Foobar Structures (Exam Drill)

A foobar structure is a custom exercise from the SMAI exam (exam-SS25-with-solutions.pdf, problem 4.1). The definition:

A structure $\langle S, \upsilon \rangle$ where $S$ is a set and $\upsilon : S \times S \to \mathbb{N}$ is a TOTAL FUNCTION is called a foobar iff:
1. $\upsilon(a, a) = 1$ for all $a \in S$ (the diagonal is 1).
2. For all $a, b \in S$: $a = b$ iff $\upsilon(a, b) = \upsilon(b, a)$ (symmetric values characterize equality).

This is a perfect example of the magma-hierarchy idea: we have ONE set, ONE binary operation (returning $\mathbb{N}$), and TWO axioms — plus the meta-requirement that $\upsilon$ is total.

Worked problem 4.1.1 — find $\upsilon$ for $S = \{1\}$:
The only input pair is $(1, 1)$, and we need $\upsilon(1, 1) = 1$. So $\upsilon(1, 1) := 1$.

Worked problem 4.1.2 — find $\upsilon$ for $S = \{1, 2, 3\}$:
Constraints:
- $\upsilon(a, a) = 1$ for all $a$ → so $\upsilon(1,1) = \upsilon(2,2) = \upsilon(3,3) = 1$.
- For $a \neq b$: $\upsilon(a, b) = \upsilon(b, a)$ (must hold; otherwise $a = b$ would not follow). So $\upsilon$ must be SYMMETRIC on distinct elements.
One simple choice: $\upsilon(a, b) = 2$ for all $a \neq b$. Check: if $\upsilon(a, b) = \upsilon(b, a)$ for $a \neq b$, both equal 2 — yes.
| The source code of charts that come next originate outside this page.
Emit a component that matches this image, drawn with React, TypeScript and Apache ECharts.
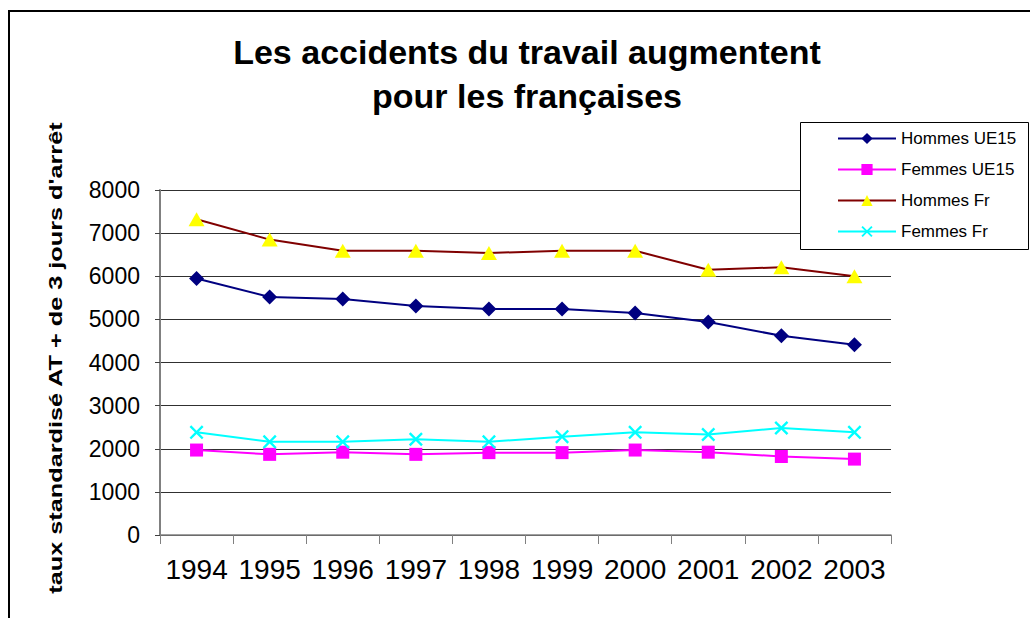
import React, { useEffect, useRef } from "react";
import * as echarts from "echarts";

const years = ["1994", "1995", "1996", "1997", "1998", "1999", "2000", "2001", "2002", "2003"];
const hommesUE15 = [5950, 5520, 5470, 5310, 5240, 5240, 5150, 4940, 4620, 4410];
const femmesUE15 = [1970, 1870, 1920, 1870, 1910, 1910, 1970, 1920, 1820, 1760];
const hommesFr = [7320, 6850, 6590, 6590, 6540, 6590, 6590, 6150, 6210, 6000];
const femmesFr = [2380, 2160, 2160, 2220, 2160, 2280, 2380, 2330, 2480, 2380];

const titleText = "Les accidents du travail augmentent\npour les françaises";
const yAxisTitle = "taux standardisé AT + de 3 jours d'arrêt";
const FONT = "'Liberation Sans', Arial, Helvetica, sans-serif";

const crossPath =
  "path://M0,1.2L1.2,0L5,3.8L8.8,0L10,1.2L6.2,5L10,8.8L8.8,10L5,6.2L1.2,10L0,8.8L3.8,5Z";

export default function App() {
  const ref = useRef<HTMLDivElement>(null);
  useEffect(() => {
    if (!ref.current) return;
    const chart = echarts.init(ref.current, null, { renderer: "svg" });
    chart.setOption({
      animation: false,
      backgroundColor: "#ffffff",
      textStyle: { fontFamily: FONT },
      title: {
        text: titleText,
        left: 527,
        top: 30,
        padding: 0,
        textAlign: "center",
        textStyle: {
          fontFamily: FONT,
          fontSize: 34,
          fontWeight: "bold",
          color: "#000",
          lineHeight: 44,
        },
      },
      grid: { left: 160, right: 139, top: 190, bottom: 83, containLabel: false },
      legend: {
        orient: "vertical",
        left: 837,
        top: 130,
        padding: 0,
        itemWidth: 58,
        itemHeight: 14,
        itemGap: 14,
        itemTextGap: 5,
        z: 20,
        textStyle: { fontFamily: FONT, fontSize: 17, color: "#000", lineHeight: 17, padding: [0, 0, 0, 0] },
        data: ["Hommes UE15", "Femmes UE15", "Hommes Fr", "Femmes Fr"],
      },
      xAxis: {
        type: "category",
        data: years,
        boundaryGap: true,
        axisLine: { show: true, lineStyle: { color: "#808080", width: 1.5 } },
        axisTick: { show: true, length: 9, lineStyle: { color: "#808080" } },
        axisLabel: {
          fontFamily: FONT,
          fontSize: 28,
          color: "#000",
          margin: 20,
          interval: 0,
          hideOverlap: false,
        },
        splitLine: { show: false },
      },
      yAxis: {
        type: "value",
        min: 0,
        max: 8000,
        interval: 1000,
        axisLine: { show: true, lineStyle: { color: "#808080", width: 2 } },
        axisTick: { show: true, inside: false, length: 5, lineStyle: { color: "#404040" } },
        axisLabel: {
          fontFamily: FONT,
          fontSize: 23,
          color: "#000",
          margin: 20,
          formatter: (v: number) => String(v),
        },
        splitLine: { show: true, lineStyle: { color: "#303030", width: 1 } },
      },
      graphic: [
        {
          type: "polyline",
          z: 5,
          shape: { points: [[9, 618], [9, 11], [1030, 11]] },
          style: { stroke: "#000", lineWidth: 2, fill: null },
        },
        {
          type: "rect",
          z: 10,
          shape: { x: 800.5, y: 122.5, width: 228, height: 127 },
          style: { fill: "#fff", stroke: "#000", lineWidth: 1 },
        },
        {
          type: "text",
          z: 10,
          x: 56,
          y: 358,
          rotation: Math.PI / 2,
          scaleX: 1.33,
          scaleY: 1,
          style: {
            text: yAxisTitle,
            font: `bold 19px ${FONT}`,
            fill: "#000",
            textAlign: "center",
            textVerticalAlign: "middle",
          },
        },
      ],
      series: [
        {
          name: "Hommes UE15",
          type: "line",
          data: hommesUE15,
          symbol: "diamond",
          symbolSize: 15,
          lineStyle: { color: "#000080", width: 2 },
          itemStyle: { color: "#000080" },
        },
        {
          name: "Femmes UE15",
          type: "line",
          data: femmesUE15,
          symbol: "rect",
          symbolSize: 13,
          lineStyle: { color: "#FF00FF", width: 2 },
          itemStyle: { color: "#FF00FF" },
        },
        {
          name: "Hommes Fr",
          type: "line",
          data: hommesFr,
          symbol: "triangle",
          symbolSize: [16, 14],
          lineStyle: { color: "#800000", width: 2 },
          itemStyle: { color: "#FFFF00" },
        },
        {
          name: "Femmes Fr",
          type: "line",
          data: femmesFr,
          symbol: crossPath,
          symbolSize: 14,
          lineStyle: { color: "#00FFFF", width: 2 },
          itemStyle: { color: "#00FFFF" },
        },
      ],
    });
    return () => chart.dispose();
  }, []);
  return (
    <div
      ref={ref}
      style={{ position: "fixed", left: 0, top: 0, width: 1030, height: 618 }}
    />
  );
}
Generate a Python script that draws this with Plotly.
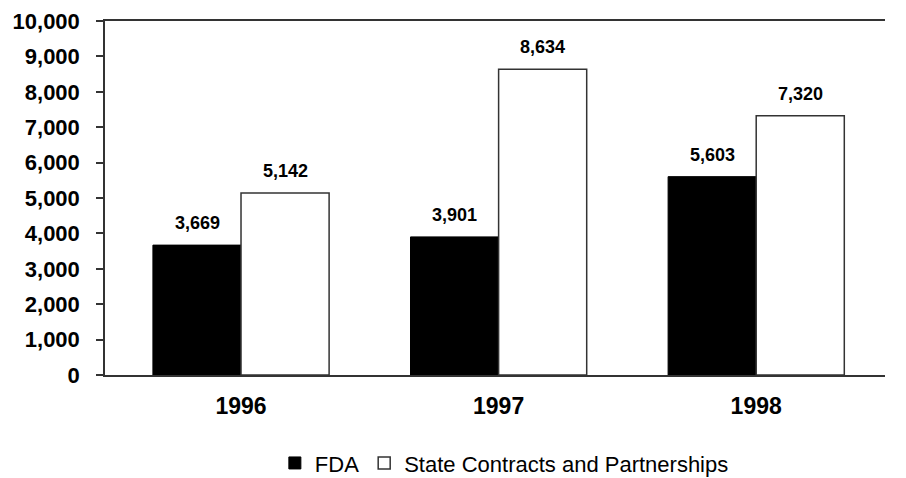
import plotly.graph_objects as go

years = ["1996", "1997", "1998"]
fda = [3669, 3901, 5603]
state = [5142, 8634, 7320]
series_names = ["FDA", "State Contracts and Partnerships"]
y_ticks = [0, 1000, 2000, 3000, 4000, 5000, 6000, 7000, 8000, 9000, 10000]
y_tick_labels = ["0", "1,000", "2,000", "3,000", "4,000", "5,000", "6,000",
                 "7,000", "8,000", "9,000", "10,000"]

FONT = "Liberation Sans, Arial, sans-serif"
LINE = "#333333"

fig = go.Figure()
fig.add_trace(go.Bar(
    x=years, y=fda, name=series_names[0],
    marker=dict(color="black", line=dict(color="black", width=1)),
))
fig.add_trace(go.Bar(
    x=years, y=state, name=series_names[1],
    marker=dict(color="white", line=dict(color=LINE, width=1.5)),
))

# value labels above bars (x given as category index)
for vals, shift in ((fda, -44), (state, 44)):
    for i, v in enumerate(vals):
        fig.add_annotation(
            x=i, y=v, text=f"<b>{v:,}</b>", showarrow=False,
            xanchor="center", yanchor="bottom", xshift=shift, yshift=10,
            font=dict(family=FONT, size=18, color="black"),
        )

fig.update_layout(
    width=898, height=470,
    margin=dict(l=97, r=21, t=13, b=103, autoexpand=False),
    paper_bgcolor="white", plot_bgcolor="white",
    barmode="group", bargap=0.316, bargroupgap=0,
    showlegend=True,
    legend=dict(
        orientation="h", x=0.512, xanchor="center", y=-0.249, yanchor="middle",
        font=dict(family=FONT, size=22, color="black"),
        itemwidth=30, traceorder="normal",
    ),
    font=dict(family=FONT, color="black"),
)
fig.update_xaxes(
    type="category", categoryorder="array", categoryarray=years,
    range=[-0.528, 2.5],
    tickvals=years, ticktext=[f"<b>{y}</b>" for y in years],
    showline=True, linecolor=LINE, linewidth=1.5, mirror=True,
    ticks="", showgrid=False,
    tickfont=dict(family=FONT, size=23, color="black"),
    ticklabelstandoff=10,
)
fig.update_yaxes(
    range=[0, 10000], tickvals=y_ticks, ticktext=[f"<b>{t}</b>" for t in y_tick_labels],
    showline=True, linecolor=LINE, linewidth=1.5,
    ticks="outside", ticklen=7, tickcolor=LINE, tickwidth=1.5,
    showgrid=False, zeroline=False,
    tickfont=dict(family=FONT, size=22, color="black"),
    ticklabelstandoff=12,
)

fig.write_html("out.html")
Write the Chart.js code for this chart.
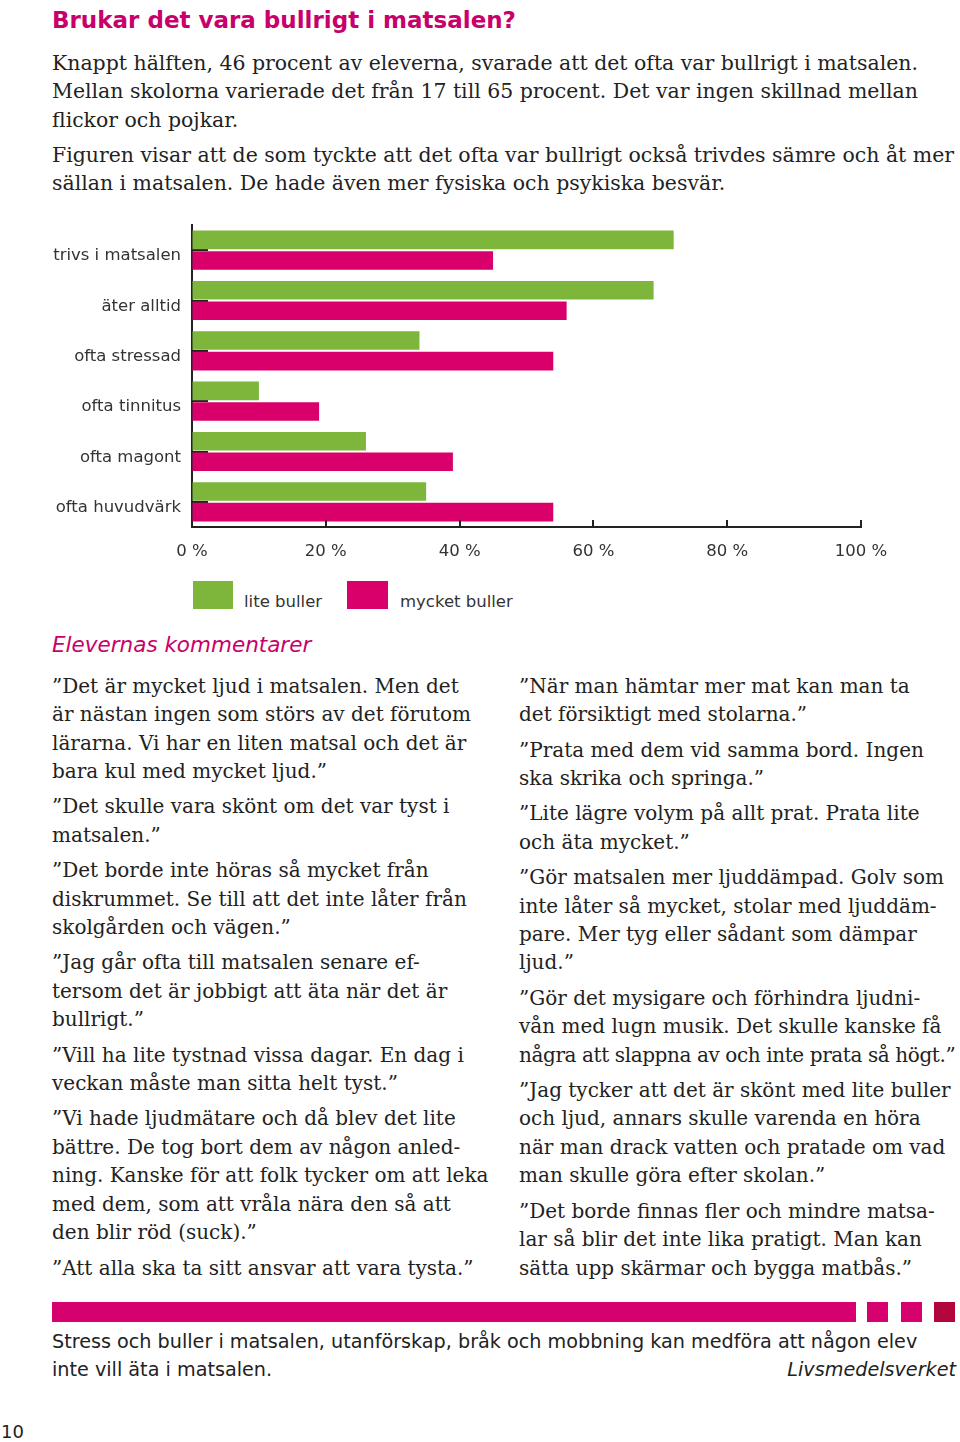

And if $\upsilon(a, b) = \upsilon(b, a) = 1$, then $a = b$ — yes.

Problem 4.1.3 — product of foobars (counterexample):
If $\langle S, \upsilon_S \rangle$ and $\langle T, \upsilon_T \rangle$ are foobars, is $\langle S \times T, \upsilon_{S \times T} \rangle$ a foobar, where $\upsilon_{S \times T}((s_1, t_1), (s_2, t_2)) = \upsilon_S(s_1, s_2) + \upsilon_T(t_1, t_2)$?
Answer: NO — the diagonal condition fails: $\upsilon_{S \times T}((s, t), (s, t)) = \upsilon_S(s, s) + \upsilon_T(t, t) = 1 + 1 = 2 \neq 1$.